RAW DATA
###

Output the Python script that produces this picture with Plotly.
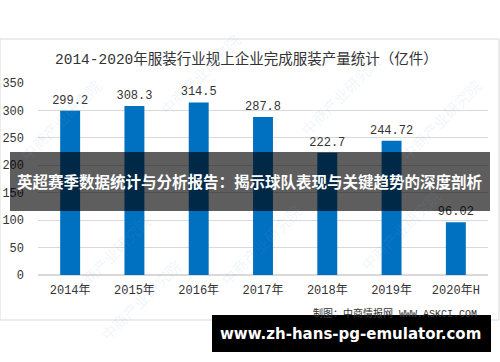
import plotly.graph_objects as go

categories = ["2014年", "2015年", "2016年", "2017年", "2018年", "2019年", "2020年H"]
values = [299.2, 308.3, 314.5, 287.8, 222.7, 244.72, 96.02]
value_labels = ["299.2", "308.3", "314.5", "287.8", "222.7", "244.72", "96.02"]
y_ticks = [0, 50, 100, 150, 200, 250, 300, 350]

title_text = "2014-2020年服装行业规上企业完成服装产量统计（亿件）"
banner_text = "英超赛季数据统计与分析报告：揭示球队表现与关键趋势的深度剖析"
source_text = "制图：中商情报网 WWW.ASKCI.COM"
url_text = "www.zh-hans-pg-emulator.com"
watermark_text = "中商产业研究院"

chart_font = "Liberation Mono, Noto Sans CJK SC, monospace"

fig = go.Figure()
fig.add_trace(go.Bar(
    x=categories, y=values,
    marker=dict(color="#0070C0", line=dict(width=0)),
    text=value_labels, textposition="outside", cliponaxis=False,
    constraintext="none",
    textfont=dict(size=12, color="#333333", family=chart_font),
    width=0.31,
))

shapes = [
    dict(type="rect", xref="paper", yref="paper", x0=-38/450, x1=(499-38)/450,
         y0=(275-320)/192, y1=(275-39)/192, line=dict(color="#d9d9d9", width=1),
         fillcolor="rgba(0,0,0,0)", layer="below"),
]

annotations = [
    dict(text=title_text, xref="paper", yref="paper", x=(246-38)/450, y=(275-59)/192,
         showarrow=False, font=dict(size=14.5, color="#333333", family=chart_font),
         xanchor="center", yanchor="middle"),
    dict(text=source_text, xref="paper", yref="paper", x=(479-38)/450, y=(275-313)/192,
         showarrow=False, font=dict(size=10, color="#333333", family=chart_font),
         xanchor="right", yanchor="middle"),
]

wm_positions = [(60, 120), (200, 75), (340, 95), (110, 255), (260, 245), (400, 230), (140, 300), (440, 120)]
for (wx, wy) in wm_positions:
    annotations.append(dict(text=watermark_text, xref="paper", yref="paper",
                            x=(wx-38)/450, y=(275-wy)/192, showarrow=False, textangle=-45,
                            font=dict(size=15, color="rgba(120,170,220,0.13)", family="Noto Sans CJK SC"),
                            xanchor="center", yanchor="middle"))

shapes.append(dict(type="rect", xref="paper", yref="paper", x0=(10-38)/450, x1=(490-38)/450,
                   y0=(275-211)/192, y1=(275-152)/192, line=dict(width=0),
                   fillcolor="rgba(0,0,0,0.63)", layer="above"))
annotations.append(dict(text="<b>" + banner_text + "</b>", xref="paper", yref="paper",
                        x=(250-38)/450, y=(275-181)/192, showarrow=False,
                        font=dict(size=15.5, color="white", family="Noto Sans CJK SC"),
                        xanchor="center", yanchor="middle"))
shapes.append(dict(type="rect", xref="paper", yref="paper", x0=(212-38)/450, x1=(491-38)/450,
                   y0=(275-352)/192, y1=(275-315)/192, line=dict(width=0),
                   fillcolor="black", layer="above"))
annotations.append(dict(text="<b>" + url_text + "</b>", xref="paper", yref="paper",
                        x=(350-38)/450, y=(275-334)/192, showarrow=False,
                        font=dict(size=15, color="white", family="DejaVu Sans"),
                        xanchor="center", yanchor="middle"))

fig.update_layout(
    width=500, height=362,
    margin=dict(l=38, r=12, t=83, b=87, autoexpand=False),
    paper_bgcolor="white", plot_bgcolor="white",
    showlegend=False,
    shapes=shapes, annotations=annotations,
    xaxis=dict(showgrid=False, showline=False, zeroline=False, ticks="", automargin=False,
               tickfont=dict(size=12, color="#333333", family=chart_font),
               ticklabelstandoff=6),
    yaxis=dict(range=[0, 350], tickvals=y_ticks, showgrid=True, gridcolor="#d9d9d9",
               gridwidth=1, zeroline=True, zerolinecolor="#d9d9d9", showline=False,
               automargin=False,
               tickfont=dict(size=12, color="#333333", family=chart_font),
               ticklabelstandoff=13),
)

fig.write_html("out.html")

###

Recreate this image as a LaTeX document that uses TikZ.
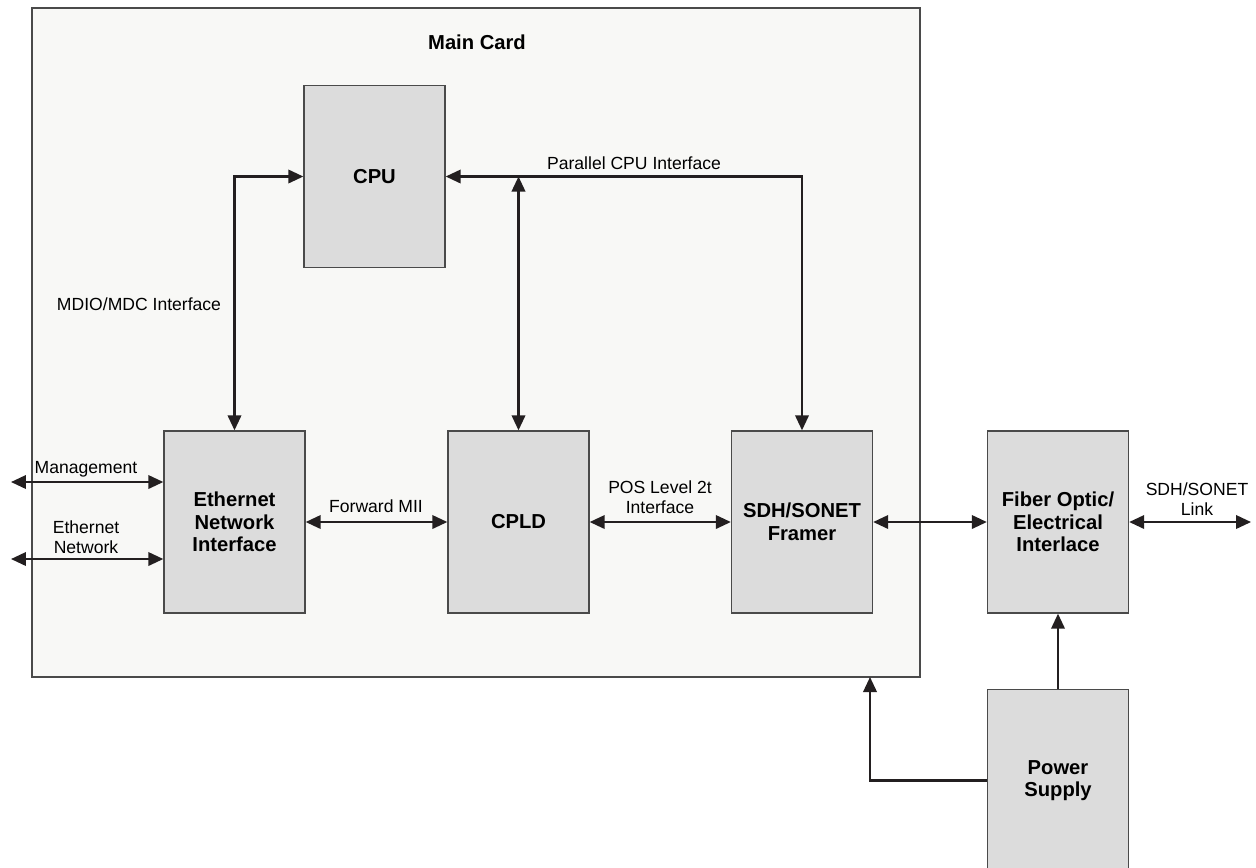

###

WHAT IS ASKED
Filter the records above for "that" and copy every matching line.

SOLUTION
Output the Python script that produces this picture with Plotly.
Recreate this image as a LaTeX document that uses TikZ.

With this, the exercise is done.